[Edited for grammar, spelling, and punctuation - Helmut]
As Rummy says, there are known knowns and there are known unknowns. There are unknown knowns too. But are there unknown unknowns? Yes! The unknown unknown is that which, like the squirrel running around the other side of the tree so that you can't see it, is beyond the perceptual. The unknown unknown is also that which, like the squirrel that isn't there and never existed, is the blind concept. But isn't it that a nonexistent thing, which is unknowable, is still a knowable nonexistent thing, like a unicorn? Can't I know about unicorns, but just not know them personally since they don't exist?
How do I explain, then, my thesis that there are unknown unknowns? From a subjectivist position, clearly. In my head, at least, there are lots of unknown unknowns. There are things that don't exist and I don't know them either. I've got lots of these. But how do I know they're there when I don't know them? Because they itch. I scratch my head and still can't get rid of the itch. I scratch under my arms and the itch doesn't go away. I raise one eyebrow to try nail down that itch and wash that itch right out of my head. None of this works.
The unknown unknown is only indirectly perceived inside my itchy head, where it hangs out in the dark corners - you know, those hollow spaces that Uncle Dick calls my "romper rooms." It is directly perceived when Karl or Scott or someone like that comes to me and says that the unknown thing is known - Karl calls these sessions "de-unknownings." Or is that the known thing is unknown? I can't keep these straight. My boys know this - a known known! - so they avoid explaining unknown unknowns to me. Unless they do; then it's a known unknown until they leave the room, when it becomes an unknown unknown again. A re-unknowning! I sometimes wonder if I'm still here when Karl leaves the room, or even when I cover my eyes with my hands. Can other people see me? Or am I an ununknown?

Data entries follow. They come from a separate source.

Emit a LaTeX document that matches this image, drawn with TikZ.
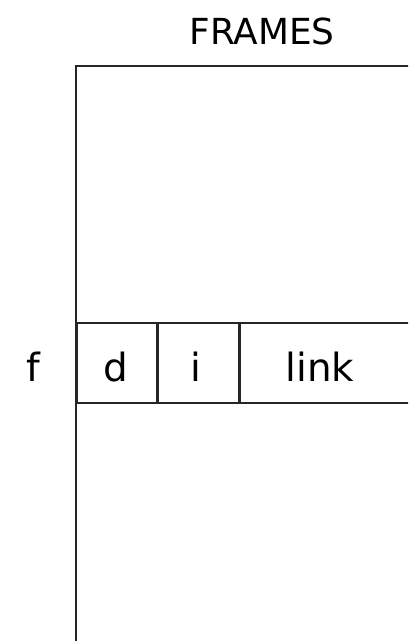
\documentclass[tikz,border=0pt]{standalone}
\usepackage{fontspec}
\setmainfont{DejaVu Sans}
\begin{document}
\begin{tikzpicture}[x=1bp,y=-1bp,
  rule/.style={line width=1.6bp,draw=black!85},
  label/.style={font=\fontsize{39}{44}\selectfont,inner sep=0pt,anchor=base},
  cellbox/.style={rule,minimum height=80bp,inner sep=0pt}]
  \useasboundingbox (0,0) rectangle (408,641);
  \clip (0,0) rectangle (408,641);
  % title
  \node[label,font=\fontsize{36}{42}\selectfont] (title) at (262,45) {FRAMES};
  % frame stack: open to the right and at the bottom
  \coordinate (tl) at (76,66);
  \coordinate (tr) at (420,66);
  \coordinate (bl) at (76,660);
  \draw[rule] (tr) -- (tl) -- (bl);
  % the frame f with its fields
  \node[cellbox,minimum width=80bp,anchor=north west] (d) at (76,322) {};
  \node[cellbox,minimum width=80bp,anchor=north west] (i) at (d.north east) {};
  \node[cellbox,minimum width=200bp,anchor=north west] (lk) at (i.north east) {};
  \node[label] (dt) at (116,381) {d};
  \node[label] (it) at (196,381) {i};
  \node[label] (lt) at (320,381) {link};
  \node[label] (f) at (33,381) {f};
\end{tikzpicture}
\end{document}
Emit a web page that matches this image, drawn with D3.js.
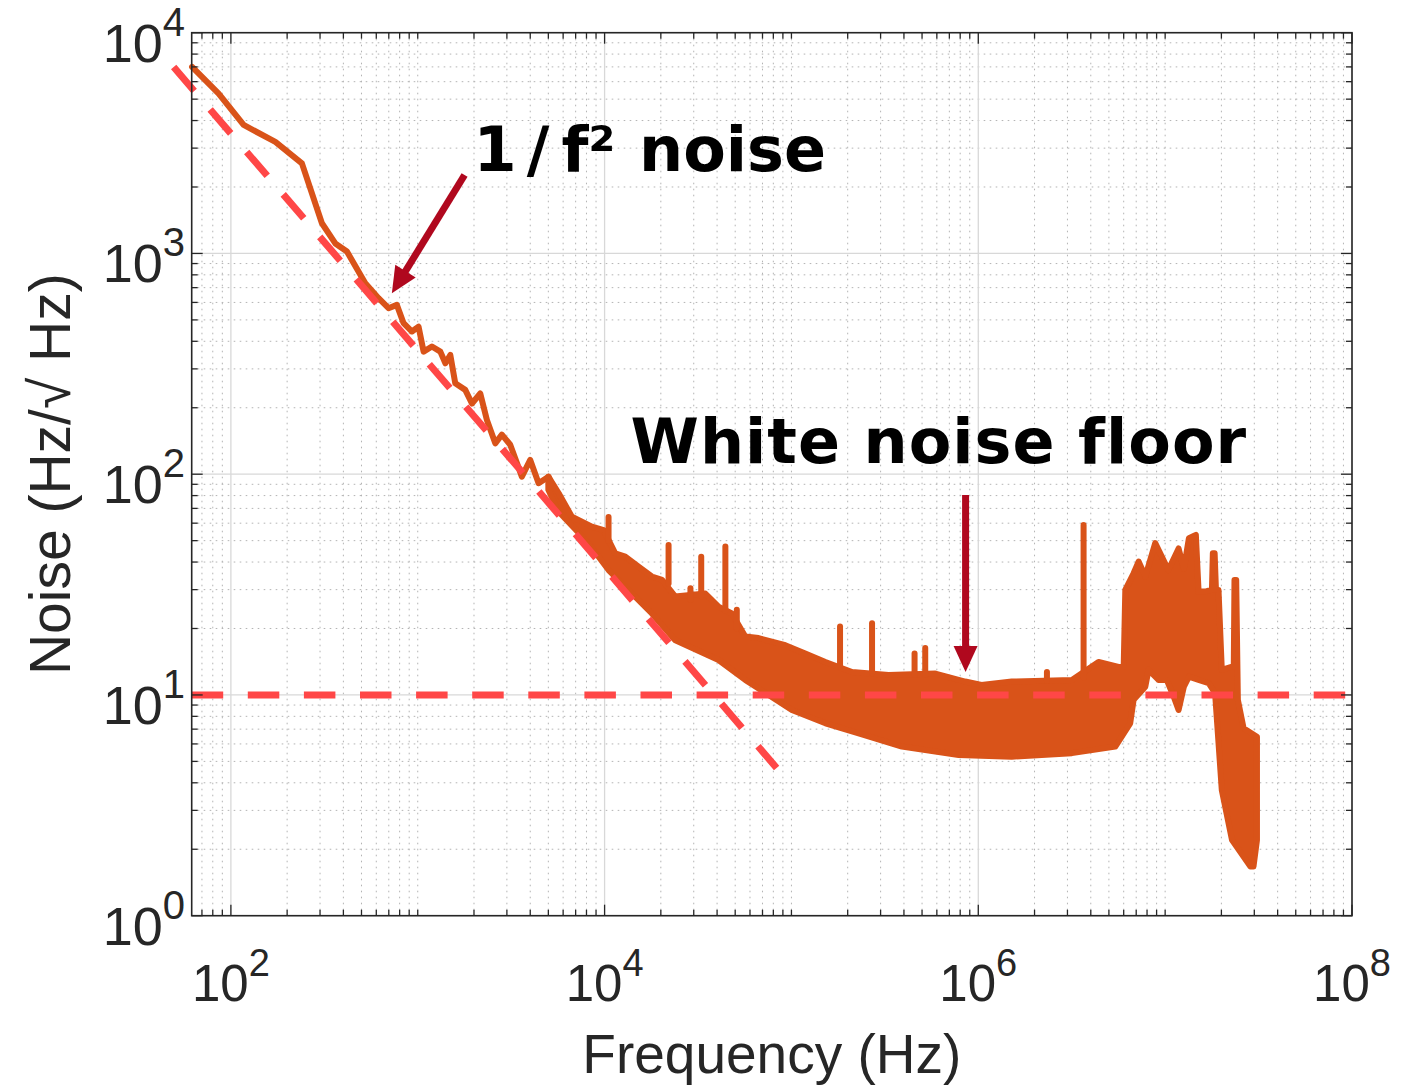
<!DOCTYPE html>
<html lang="en">
<head>
<meta charset="utf-8">
<script src="https://d3js.org/d3.v7.min.js"></script>
<style>
  body { margin: 0; background: #fff; }
  text { font-family: "Liberation Sans", Arial, Helvetica, sans-serif; fill: #262626; }
  .note { font-family: "DejaVu Sans", Verdana, sans-serif; font-weight: bold; fill: #000; }
</style>
</head>
<body>
<script>
// ---- values ----
// low-frequency part of the spectrum (single trace)
var lineFreq  = [62, 86, 117, 173, 240, 307, 362, 418, 524, 617, 698, 773, 840, 931, 1010, 1075, 1191, 1321, 1406, 1494, 1588, 1796, 1950, 2161, 2345, 2600, 2820, 3126, 3608, 4000, 4433, 5012, 5680];
var lineNoise = [7000, 5300, 3820, 3200, 2560, 1370, 1110, 1020, 733, 627, 565, 585, 483, 443, 466, 359, 379, 359, 318, 347, 258, 241, 209, 232, 176, 138, 151, 136, 97.5, 116, 91, 97.5, 75];

// dense part: top and bottom of the noisy band
var upperFreq  = [5000, 5680, 6680, 8550, 9890, 11400, 12900, 15200, 17900, 20300, 23900, 34600, 40700, 48000, 56600, 66700, 92700, 118600, 152000, 211000, 331000, 589000, 851000, 1.04e6, 1.51e6, 3.17e6, 4.4e6, 5.63e6, 6.0e6, 6.12e6, 6.78e6, 7.21e6, 7.83e6, 8.85e6, 1.04e7, 1.18e7, 1.26e7, 1.34e7, 1.46e7, 1.51e7, 1.64e7, 1.78e7, 1.80e7, 1.84e7, 1.87e7, 1.93e7, 2.01e7, 2.33e7, 2.35e7, 2.40e7, 2.45e7, 2.63e7, 3.10e7, 3.10e7];
var upperNoise = [97.5, 82, 64.2, 57.8, 55.8, 43.8, 42.3, 38.1, 34.4, 33.2, 27.9, 28.8, 25.1, 23.4, 18.4, 18.1, 16.8, 15.4, 14.1, 12.7, 12.3, 12.5, 11.5, 11.1, 11.5, 11.7, 14.1, 13.4, 13.4, 29.9, 35.6, 40.2, 34.4, 48.7, 36.8, 46.1, 37.3, 51.3, 53.1, 29.4, 29.4, 30, 43.9, 43.9, 30, 29.9, 13.0, 13.5, 33.2, 33.2, 9.5, 7.06, 6.47, 2.2];
var lowerFreq  = [5000, 5680, 8200, 10500, 17900, 23900, 40700, 56600, 100500, 152000, 229000, 390000, 785000, 1.51e6, 3.17e6, 5.41e6, 6.5e6, 6.78e6, 7.83e6, 8.15e6, 9.22e6, 1.02e7, 1.11e7, 1.18e7, 1.26e7, 1.34e7, 1.51e7, 1.71e7, 1.85e7, 2.01e7, 2.28e7, 2.86e7, 2.97e7];
var lowerNoise = [85, 67.6, 48.7, 36.8, 23.4, 17.7, 14.4, 11.7, 8.55, 7.44, 6.7, 5.84, 5.35, 5.25, 5.45, 5.84, 7.44, 9.5, 10.9, 13, 11.7, 11.7, 9.84, 8.55, 10.9, 12.1, 11.7, 11.3, 10.2, 3.7, 2.2, 1.67, 1.67];

// narrow spurs standing out of the band
var spikeFreq = [10500, 22000, 28800, 32900, 44300, 51000, 182000, 270000, 456000, 520000, 2.33e6, 3.66e6];
var spikeBase = [50, 32, 27, 28, 24, 20, 13.5, 12.5, 12.3, 12.3, 11.6, 12];
var spikePeak = [64, 47.8, 30.4, 42.3, 47, 24.3, 20.4, 21.1, 15.4, 16.3, 12.7, 58.9];

// guide lines
var fitFreq = [49.4, 83300];
var fitNoise = [6990, 4.67];
var floorLevel = 10;

// ticks
var xTickExp = [2, 4, 6, 8];
var yTickExp = [0, 1, 2, 3, 4];

// annotations (data units)
var noteFreq = [1990, 13770];
var noteNoise = [2363, 112.4];
var arrowFromFreq = [1781, 855000], arrowFromNoise = [2266, 80.6];
var arrowToFreq = [727, 855000], arrowToNoise = [660, 12.7];

// ---- layout ----
var W = 1425, H = 1086;
var padL = 191.7, padR = 1352, padT = 32.7, padB = 915.7;
var orange = "#D95319", dashRed = "#FF4747", arrowRed = "#B0081E", axisCol = "#262626";

var x = d3.scaleLog().domain([61.7, 1e8]).range([padL, padR]);
var y = d3.scaleLog().domain([1, 1e4]).range([padB, padT]);

var svg = d3.select("body").append("svg")
    .attr("width", W)
    .attr("height", H);

// grid
var xMinor = [], yMinor = [];
for (var e = 1; e < 8; e++) {
    for (var k = 1; k < 10; k++) {
        var v = k * Math.pow(10, e);
        if (v > 61.7 && v < 1e8 && xTickExp.indexOf(Math.log10(v)) < 0) xMinor.push(v);
    }
}
for (var e2 = 0; e2 < 4; e2++) {
    for (var k2 = 2; k2 < 10; k2++) yMinor.push(k2 * Math.pow(10, e2));
}

var grid = svg.append("g");
grid.selectAll(".xminor").data(xMinor).enter().append("line")
    .attr("x1", function(d) { return x(d); }).attr("x2", function(d) { return x(d); })
    .attr("y1", padT).attr("y2", padB)
    .attr("stroke", "#b4b4b4").attr("stroke-width", 1).attr("stroke-dasharray", "1.6,4.4");
grid.selectAll(".yminor").data(yMinor).enter().append("line")
    .attr("x1", padL).attr("x2", padR)
    .attr("y1", function(d) { return y(d); }).attr("y2", function(d) { return y(d); })
    .attr("stroke", "#b4b4b4").attr("stroke-width", 1).attr("stroke-dasharray", "1.6,4.4");
grid.selectAll(".xmajor").data(xTickExp).enter().append("line")
    .attr("x1", function(d) { return x(Math.pow(10, d)); }).attr("x2", function(d) { return x(Math.pow(10, d)); })
    .attr("y1", padT).attr("y2", padB)
    .attr("stroke", "#d8d8d8").attr("stroke-width", 1.3);
grid.selectAll(".ymajor").data(yTickExp).enter().append("line")
    .attr("x1", padL).attr("x2", padR)
    .attr("y1", function(d) { return y(Math.pow(10, d)); }).attr("y2", function(d) { return y(Math.pow(10, d)); })
    .attr("stroke", "#d8d8d8").attr("stroke-width", 1.3);

// spectrum
var line = d3.line()
    .x(function(d) { return x(d[0]); })
    .y(function(d) { return y(d[1]); });

var lowPts = lineFreq.map(function(f, i) { return [f, lineNoise[i]]; });
svg.append("path")
    .attr("d", line(lowPts))
    .attr("fill", "none").attr("stroke", orange)
    .attr("stroke-width", 6).attr("stroke-linejoin", "round").attr("stroke-linecap", "round");

var bandPts = upperFreq.map(function(f, i) { return [f, upperNoise[i]]; })
    .concat(lowerFreq.map(function(f, i) { return [f, lowerNoise[i]]; }).reverse());
var bandLine = d3.line()
    .x(function(d) { return x(d[0]); })
    .y(function(d) { return y(d[1]); })
    .curve(d3.curveLinearClosed);
svg.append("path")
    .attr("d", bandLine(bandPts))
    .attr("fill", orange).attr("stroke", orange)
    .attr("stroke-width", 6).attr("stroke-linejoin", "round");

svg.selectAll(".spike").data(spikeFreq).enter().append("line")
    .attr("x1", function(d) { return x(d); }).attr("x2", function(d) { return x(d); })
    .attr("y1", function(d, i) { return y(spikeBase[i]); })
    .attr("y2", function(d, i) { return y(spikePeak[i]); })
    .attr("stroke", orange).attr("stroke-width", 6).attr("stroke-linecap", "round");

// dashed guides
svg.append("path")
    .attr("d", line([[fitFreq[0], fitNoise[0]], [fitFreq[1], fitNoise[1]]]))
    .attr("stroke", dashRed).attr("stroke-width", 7).attr("fill", "none")
    .attr("stroke-dasharray", "31.5,24.5");
svg.append("path")
    .attr("d", line([[61.7, floorLevel], [1e8, floorLevel]]))
    .attr("stroke", dashRed).attr("stroke-width", 7).attr("fill", "none")
    .attr("stroke-dasharray", "31.5,24.6");

// frame + ticks on all four sides
svg.append("rect")
    .attr("x", padL).attr("y", padT)
    .attr("width", padR - padL).attr("height", padB - padT)
    .attr("fill", "none").attr("stroke", axisCol).attr("stroke-width", 1.6);

var ticks = svg.append("g").attr("stroke", axisCol).attr("stroke-width", 1.3);
var xMajorVals = xTickExp.map(function(d) { return Math.pow(10, d); });
var yMajorVals = yTickExp.map(function(d) { return Math.pow(10, d); });
function xTicks(vals, len) {
    vals.forEach(function(v) {
        ticks.append("line").attr("x1", x(v)).attr("x2", x(v)).attr("y1", padB).attr("y2", padB - len);
        ticks.append("line").attr("x1", x(v)).attr("x2", x(v)).attr("y1", padT).attr("y2", padT + len);
    });
}
function yTicks(vals, len) {
    vals.forEach(function(v) {
        ticks.append("line").attr("y1", y(v)).attr("y2", y(v)).attr("x1", padL).attr("x2", padL + len);
        ticks.append("line").attr("y1", y(v)).attr("y2", y(v)).attr("x1", padR).attr("x2", padR - len);
    });
}
xTicks(xMajorVals, 11);
xTicks(xMinor, 6);
yTicks(yMajorVals, 11);
yTicks(yMinor, 6);

// tick labels
var xl = svg.selectAll(".xlab").data(xTickExp).enter().append("text")
    .attr("x", function(d) { return x(Math.pow(10, d)); })
    .attr("y", 1001)
    .attr("text-anchor", "middle")
    .style("font-size", "51px");
xl.append("tspan").text("10");
xl.append("tspan").attr("dy", -25).style("font-size", "38px").text(function(d) { return d; });

var yl = svg.selectAll(".ylab").data(yTickExp).enter().append("text")
    .attr("x", 185)
    .attr("y", function(d) { return y(Math.pow(10, d)) + 29; })
    .attr("text-anchor", "end")
    .style("font-size", "54px");
yl.append("tspan").text("10");
yl.append("tspan").attr("dy", -26).style("font-size", "40px").text(function(d) { return d; });

// axis titles
svg.append("text")
    .attr("x", (padL + padR) / 2).attr("y", 1073)
    .attr("text-anchor", "middle")
    .style("font-size", "55px")
    .text("Frequency (Hz)");
svg.append("text")
    .attr("transform", "translate(70," + ((padT + padB) / 2) + ") rotate(-90)")
    .attr("text-anchor", "middle")
    .style("font-size", "57px")
    .text("Noise (Hz/\u221a Hz)");

// annotations
var n1 = svg.append("text").attr("class", "note")
    .attr("x", x(noteFreq[0])).attr("y", y(noteNoise[0]))
    .style("font-size", "62px");
n1.append("tspan").text("1");
n1.append("tspan").attr("dx", 10).text("/");
n1.append("tspan").attr("dx", 12).text("f\u00b2");
n1.append("tspan").attr("dx", 2).text(" noise");

svg.append("text").attr("class", "note")
    .attr("x", x(noteFreq[1])).attr("y", y(noteNoise[1]))
    .style("font-size", "62px")
    .style("letter-spacing", "1px")
    .text("White noise floor");

arrowFromFreq.forEach(function(f, i) {
    var x0 = x(f), y0 = y(arrowFromNoise[i]);
    var x1 = x(arrowToFreq[i]), y1 = y(arrowToNoise[i]);
    var dx = x1 - x0, dy = y1 - y0, L = Math.sqrt(dx * dx + dy * dy);
    var ux = dx / L, uy = dy / L, headLen = 26, headHalf = 12;
    var bx = x1 - ux * headLen, by = y1 - uy * headLen;
    svg.append("line")
        .attr("x1", x0).attr("y1", y0).attr("x2", bx + ux * 2).attr("y2", by + uy * 2)
        .attr("stroke", arrowRed).attr("stroke-width", 7);
    svg.append("path")
        .attr("d", "M" + x1 + "," + y1 +
                   "L" + (bx - uy * headHalf) + "," + (by + ux * headHalf) +
                   "L" + (bx + uy * headHalf) + "," + (by - ux * headHalf) + "Z")
        .attr("fill", arrowRed);
});
</script>
</body>
</html>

Anywho, I'll defend these unknown unknowns all the way because I'm a man of principle and honesty. That is, unless everybody gets angry. Then I'll say that I never defended them since they're unknown unknowns. And who can know an unknown unknown unless you get the itches like me? This is why I'm such a good president: I'm full of the unknown unknowns, and that's just like my favorite philosopher, Jesus, but without the known part.